Of course, this TV had no remote. I had heard of TVs with remotes, but had never seen one. Certainly no one in my neighborhood had such a fancy rig. If you wanted to change the channel, you heaved yourself off the sofa, fought your way through a couple yards of shag carpeting and flipped the dial with an audible thunk. Of course, if the other channel was at commercial, you stood there and waited to find out what showing. As a result, one of the biggest factors that determined my young viewing habits was laziness. A show had to be really awful for me to go to the trouble of getting up and changing the channel, which explains why I still can quote large passages of dialogue from “The Rifleman.”
Once every so often, though, something magical would happen on that little screen in the family room. It always began with the urgent pounding of kettle drums, followed by a clarion crescendo of French horns. This fanfare heralded one thing and one thing only: A CBS Special Presentation. Everyone in the house would run to the family room like travelers responding to a airport gate change announcement.
Regular programming has been interrupted! Something is about to happen!
And, if it were about this time in October, the CBS Special Presentation was “It’s the Great Pumpkin, Charlie Brown.”
From the downbeat of Vince Guaraldi’s signature score to the last “Good Grief,” it was the perfectly satisfying Halloween treat. It was for me, anyway. I sat each year on the floor in front of the TV, arms wrapped around my knees, absorbing every moment and nuance of the show until it became imprinted on me like a farmer on a duckling. Keep in mind, this was decades before the DVR. I got to see the show once a year. Period.
It sure stuck, though.
I watched it through elementary school’s jumpers and knee socks. I watched it through junior high’s breakouts and retainers.
“All I got was a rock,” Charlie Brown moans. I know how you feel, I think.
I watched it through two cross-country moves, during which we bought a new TV set and the Peanuts gang blossomed from shades of gray into color. I watched it through the heartbreaks and discoveries of high school, never failing to find comfort in Charlie Brown’s enlightened acceptance of the rock in the bottom of his trick-or-treat bag and his relentless refusal to believe that that was all he would ever find there.
In my adult, pre-mommy years, the show became Halloween for me. If I got any trick-or-treaters at my West Los Angeles apartment, they were long-gone by the time I got home from work and dropped by briefcase inside the door. I could curl up on the sofa, though, and, through the miracle of my VCR, spend Halloween crouching among the vines with Linus and sharing his zealous hope that this was the year his pumpkin patch would be recognized as the most sincere.
Life has changed quite a bit since then, just as television has changed. We have hundreds of channels available and the technology to record multiple programs automatically then view them later at our leisure. Already my children have watched a number of Halloween programs – animated and otherwise – that they’ve harvested from the DVR.

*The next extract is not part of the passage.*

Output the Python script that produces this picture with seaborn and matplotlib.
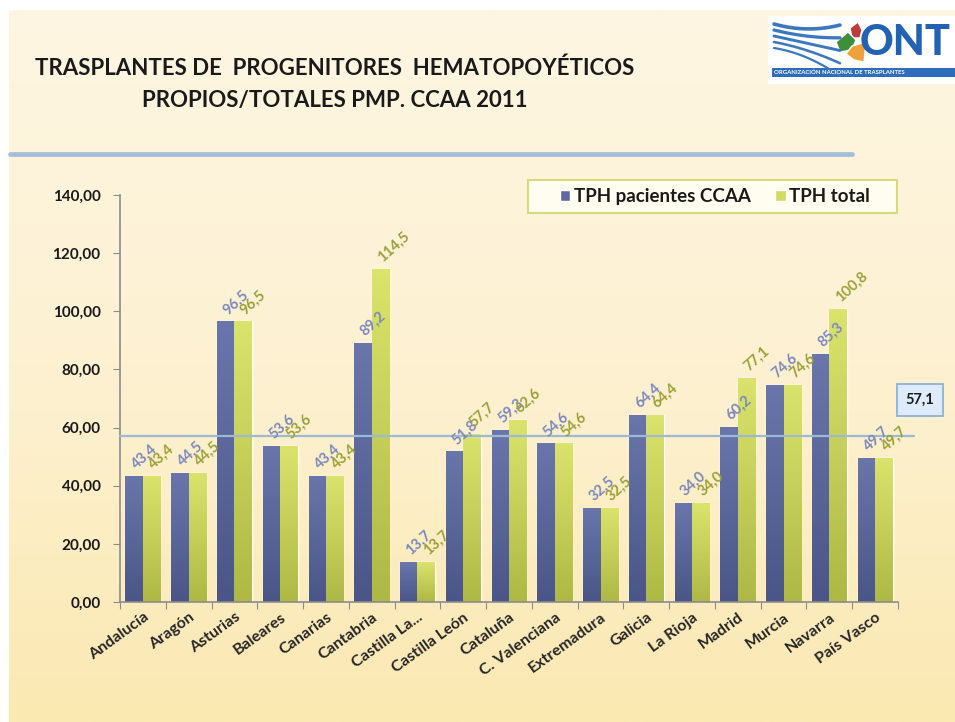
import numpy as np
import pandas as pd
import matplotlib
matplotlib.use('Agg')
import matplotlib.pyplot as plt
import seaborn as sns
from matplotlib.colors import LinearSegmentedColormap
from matplotlib.patches import Rectangle, Polygon

comunidades = ['Andalucía', 'Aragón', 'Asturias', 'Baleares', 'Canarias', 'Cantabria',
               'Castilla La...', 'Castilla León', 'Cataluña', 'C. Valenciana', 'Extremadura',
               'Galicia', 'La Rioja', 'Madrid', 'Murcia', 'Navarra', 'País Vasco']
tph_pacientes = [43.4, 44.5, 96.5, 53.6, 43.4, 89.2, 13.7, 51.8, 59.3, 54.6, 32.5,
                 64.4, 34.0, 60.2, 74.6, 85.3, 49.7]
tph_total = [43.4, 44.5, 96.5, 53.6, 43.4, 114.5, 13.7, 57.7, 62.6, 54.6, 32.5,
             64.4, 34.0, 77.1, 74.6, 100.8, 49.7]
series = ['TPH pacientes CCAA', 'TPH total']
media = 57.1
y_ticks = [0, 20, 40, 60, 80, 100, 120, 140]

df = pd.DataFrame({
    'ccaa': comunidades * 2,
    'serie': [series[0]] * len(comunidades) + [series[1]] * len(comunidades),
    'valor': tph_pacientes + tph_total,
})

sns.set_style('white')
plt.rcParams['font.family'] = ['Lato', 'DejaVu Sans']

azul, verde = '#5E69A0', '#CFDB62'
grad_azul = LinearSegmentedColormap.from_list('ga', ['#4B5587', '#6A76AB'])
grad_verde = LinearSegmentedColormap.from_list('gv', ['#AEB845', '#DAE46C'])

W, H = 955, 722
fig = plt.figure(figsize=(W / 100, H / 100), dpi=100, facecolor='white')

# fondo degradado de la diapositiva (margen blanco arriba e izquierda)
bg = fig.add_axes([9 / W, 0, 1 - 9 / W, 1 - 10 / H], zorder=-10)
bg.imshow(np.linspace(0, 1, 256).reshape(-1, 1), aspect='auto', extent=[0, 1, 0, 1],
          cmap=LinearSegmentedColormap.from_list('bg', ['#FBE9B2', '#FDF1D2', '#FEF6E2']),
          origin='lower')
bg.axis('off')

# marco de la leyenda, debajo de los ejes
fig.add_artist(Rectangle((528 / W, 1 - 213 / H), 369 / W, 33 / H, transform=fig.transFigure,
                         fc='#FFFCF0', ec='#D3DB7C', lw=1.5, zorder=-5))

ax = fig.add_axes([120 / W, 1 - 602 / H, 778 / W, 407 / H])
ax.set_facecolor('none')

sns.barplot(data=df, x='ccaa', y='valor', hue='serie', palette=[azul, verde],
            width=0.76, ax=ax, saturation=1, errorbar=None)

# degradado vertical dentro de cada barra
n = len(comunidades)
for i, p in enumerate(ax.patches[:2 * n]):
    x0, w = p.get_x(), p.get_width()
    h = p.get_height()
    cm = grad_azul if i < n else grad_verde
    im = ax.imshow(np.linspace(0, 1, 64).reshape(-1, 1), extent=[x0, x0 + w, 0, h],
                   origin='lower', aspect='auto', cmap=cm, zorder=p.get_zorder() + 0.1)
    im.set_clip_path(p)

# etiquetas de datos
for vals, col, dx in [(tph_pacientes, '#7C89BC', -0.19), (tph_total, '#9AA13A', 0.19)]:
    for i, v in enumerate(vals):
        ax.annotate(f'{v:.1f}'.replace('.', ','), (i + dx, v), xytext=(3, 3),
                    textcoords='offset points', rotation=42, rotation_mode='anchor',
                    ha='left', va='bottom', fontsize=10.5, fontweight='bold', color=col,
                    zorder=5)

# linea de media
ax.plot([-0.5, 16.85], [media, media], color='#9DB9D6', lw=1.6, clip_on=False, zorder=4)
fig.text(920 / W, 1 - 400 / H, f'{media:.1f}'.replace('.', ','), ha='center', va='center',
         fontsize=10.5, fontweight='bold', color='#1a1a1a',
         bbox=dict(boxstyle='square,pad=0.6', fc='#DDEBFA', ec='#93B6DC', lw=1.4))

ax.set_xlim(-0.5, n - 0.5)
ax.set_ylim(0, 140)
ax.set_yticks(y_ticks)
ax.set_yticklabels([f'{t:.2f}'.replace('.', ',') for t in y_ticks], fontsize=11,
                   fontweight='bold', color='#1a1a1a')
ax.set_xticks(np.arange(-0.5, n, 1))
ax.set_xticklabels([])
ax.set_xticks(np.arange(n), minor=True)
ax.set_xticklabels(comunidades, minor=True, rotation=36, ha='right', rotation_mode='anchor',
                   fontsize=11.5, fontweight='bold', color='#262626')
ax.tick_params(axis='x', which='major', length=5, color='#8C8C8C', direction='out', bottom=True)
ax.tick_params(axis='x', which='minor', length=0, pad=6)
ax.tick_params(axis='y', length=5, color='#8C8C8C', direction='out', left=True, pad=9)
ax.set_xlabel('')
ax.set_ylabel('')
for s in ['top', 'right']:
    ax.spines[s].set_visible(False)
for s in ['left', 'bottom']:
    ax.spines[s].set_color('#8C8C8C')
    ax.spines[s].set_linewidth(1.2)

handles, labels = ax.get_legend_handles_labels()
leg = ax.legend(handles, labels, loc='center', bbox_to_anchor=(715 / W, 1 - 196.5 / H),
                bbox_transform=fig.transFigure, ncol=2, frameon=False,
                prop={'size': 13.5, 'weight': 'bold', 'family': ['Lato', 'DejaVu Sans']},
                handlelength=0.55, handleheight=0.55, handletextpad=0.2, columnspacing=1.3,
                borderpad=0, borderaxespad=0)
for t in leg.get_texts():
    t.set_color('#1a1a1a')

# titulo
fig.text(335 / W, 1 - 68 / H, 'TRASPLANTES DE  PROGENITORES  HEMATOPOYÉTICOS', ha='center',
         va='center', fontsize=16, fontweight='bold', color='#1a1a1a')
fig.text(335 / W, 1 - 101 / H, 'PROPIOS/TOTALES PMP. CCAA 2011', ha='center',
         va='center', fontsize=16, fontweight='bold', color='#1a1a1a')
fig.add_artist(plt.Line2D([10 / W, 852 / W], [1 - 154 / H, 1 - 154 / H],
                          color='#A5BED8', lw=3.4))

# logo ONT (aproximado)
lg = fig.add_axes([768 / W, 1 - 84 / H, 187 / W, 68 / H])
lg.set_xlim(0, 187)
lg.set_ylim(68, 0)
lg.axis('off')
lg.add_patch(Rectangle((0, 0), 187, 68, fc='white', ec='none'))
for k in range(5):
    xs = np.linspace(6, 72, 30)
    ys = 8 + k * 6 + (xs - 6) * (0.28 - k * 0.03) + 0.002 * (xs - 6) ** 2 * (k - 2)
    lg.plot(xs, ys, color='#3C78C0', lw=2.6 - k * 0.25, solid_capstyle='round')
lg.add_patch(Polygon([[82, 12], [90, 6], [94, 14], [92, 22], [84, 22]], fc='#C23B3B'))
lg.add_patch(Polygon([[68, 26], [80, 16], [88, 24], [84, 34], [72, 36]], fc='#3F8F3A'))
lg.add_patch(Polygon([[84, 30], [98, 26], [96, 46], [86, 44], [78, 38]], fc='#F0A23A'))
lg.text(92, 27, 'ONT', fontsize=30, fontweight='black', color='#2361B2', va='center',
        ha='left', family=['Lato', 'DejaVu Sans'])
lg.add_patch(Rectangle((4, 52), 183, 9, fc='#2E6DBB', ec='none'))
lg.text(6, 56.5, 'ORGANIZACIÓN NACIONAL DE TRASPLANTES', fontsize=4.3, color='white',
        va='center', ha='left', fontweight='bold')

fig.savefig('out.png', dpi=100)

The kettle drum and French horn fanfare that electrified my household in the 70s would be lost among the thumps and shouts of today’s crowded kid-show marketplace. That’s all right, though, because my children know that each year there will be one evening, very close to Halloween, when I will reach into the back of the closet and pull out the same, single DVD as the year before. Then, feeling very much like a kid myself, I will light a spooky candle, turn down the lamps and pull my children close to me on the sofa, so happy that my dear, old friends have become theirs as well.